What is asked —
Where a line below holds the string "matplotlib", copy that line.

----------

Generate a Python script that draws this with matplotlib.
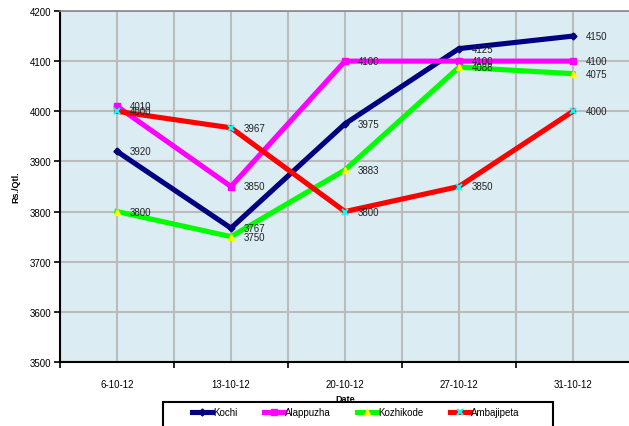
import numpy as np
from matplotlib import pyplot as plt
from matplotlib.patches import Rectangle

plt.rcParams['font.family'] = ['Liberation Sans', 'DejaVu Sans']

dates = ['6-10-12', '13-10-12', '20-10-12', '27-10-12', '31-10-12']
kochi = [3920, 3767, 3975, 4125, 4150]
alappuzha = [4010, 3850, 4100, 4100, 4100]
kozhikode = [3800, 3750, 3883, 4088, 4075]
ambajipeta = [4000, 3967, 3800, 3850, 4000]

fig = plt.figure(figsize=(6.29, 4.27), dpi=100)
ax = fig.add_axes([60/629, 1 - 363/427, 570/629, 351/427])
ax.set_facecolor('#DBEDF3')

x = np.arange(len(dates))

# линии с маркерами
ax.plot(x, kochi, color='#000080', lw=3.7, marker='D', ms=3.5,
        mfc='#000080', mec='#000080', label='Kochi', zorder=3)
ax.plot(x, alappuzha, color='#FF00FF', lw=3.7, marker='s', ms=4.5,
        mfc='#FF00FF', mec='#FF00FF', label='Alappuzha', zorder=3)
ax.plot(x, kozhikode, color='#00FF00', lw=3.7, marker='^', ms=4.5,
        mfc='#FFFF00', mec='#FFFF00', label='Kozhikode', zorder=3)
ax.plot(x, ambajipeta, color='#FF0000', lw=3.7, marker='x', ms=4.5, mew=1.5,
        mfc='#00FFFF', mec='#00FFFF', label='Ambajipeta', zorder=3)

# подписи значений
for series in (kochi, alappuzha, kozhikode, ambajipeta):
    for xi, v in zip(x, series):
        ax.annotate(str(v), (xi, v), xytext=(9, 0), textcoords='offset points',
                    ha='left', va='center', fontsize=7, color='#222222', zorder=4)

ax.set_xlim(-0.5, 4.5)
ax.set_ylim(3500, 4200)
ax.set_yticks(np.arange(3500, 4201, 100))
ax.set_xticks(np.arange(-0.5, 4.6, 1.0))
ax.set_xticklabels([])
ax.set_xticks(x, minor=True)
ax.set_xticklabels(dates, minor=True, fontsize=7)
ax.tick_params(axis='x', which='minor', length=0, pad=12)
ax.tick_params(axis='x', which='major', length=4, width=1.2, direction='out')
ax.tick_params(axis='y', length=4, width=1.2, direction='out', labelsize=7, pad=2)

ax.set_axisbelow(True)
ax.grid(True, which='both', color='#BBBBBB', lw=1.5)

ax.spines['left'].set_color('black')
ax.spines['left'].set_linewidth(1.5)
ax.spines['bottom'].set_color('black')
ax.spines['bottom'].set_linewidth(1.5)
ax.spines['top'].set_color('#888888')
ax.spines['top'].set_linewidth(1.2)
ax.spines['right'].set_visible(False)

ax.set_ylabel('Rs./Qtl.', fontsize=6.5, fontweight='bold')
ax.yaxis.set_label_coords(-0.07, 0.5)
ax.set_xlabel('Date', fontsize=6.5, fontweight='bold', labelpad=4)

# рамка легенды (уходит за нижний край)
fig.patches.append(Rectangle((163/629, -0.05), 390/629, 0.05 + 1 - 403/427,
                             transform=fig.transFigure, fill=False,
                             edgecolor='black', lw=1.5))
leg = fig.legend(loc='center', bbox_to_anchor=(356/629, 1 - 413/427),
                 ncol=4, fontsize=7, frameon=False, handlelength=2.0,
                 handletextpad=0.15, columnspacing=2.75)

plt.savefig('out.png', dpi=100)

----------

Full solution —
Generate a Python script that draws this with matplotlib.
from matplotlib import pyplot as plt
from matplotlib.patches import Rectangle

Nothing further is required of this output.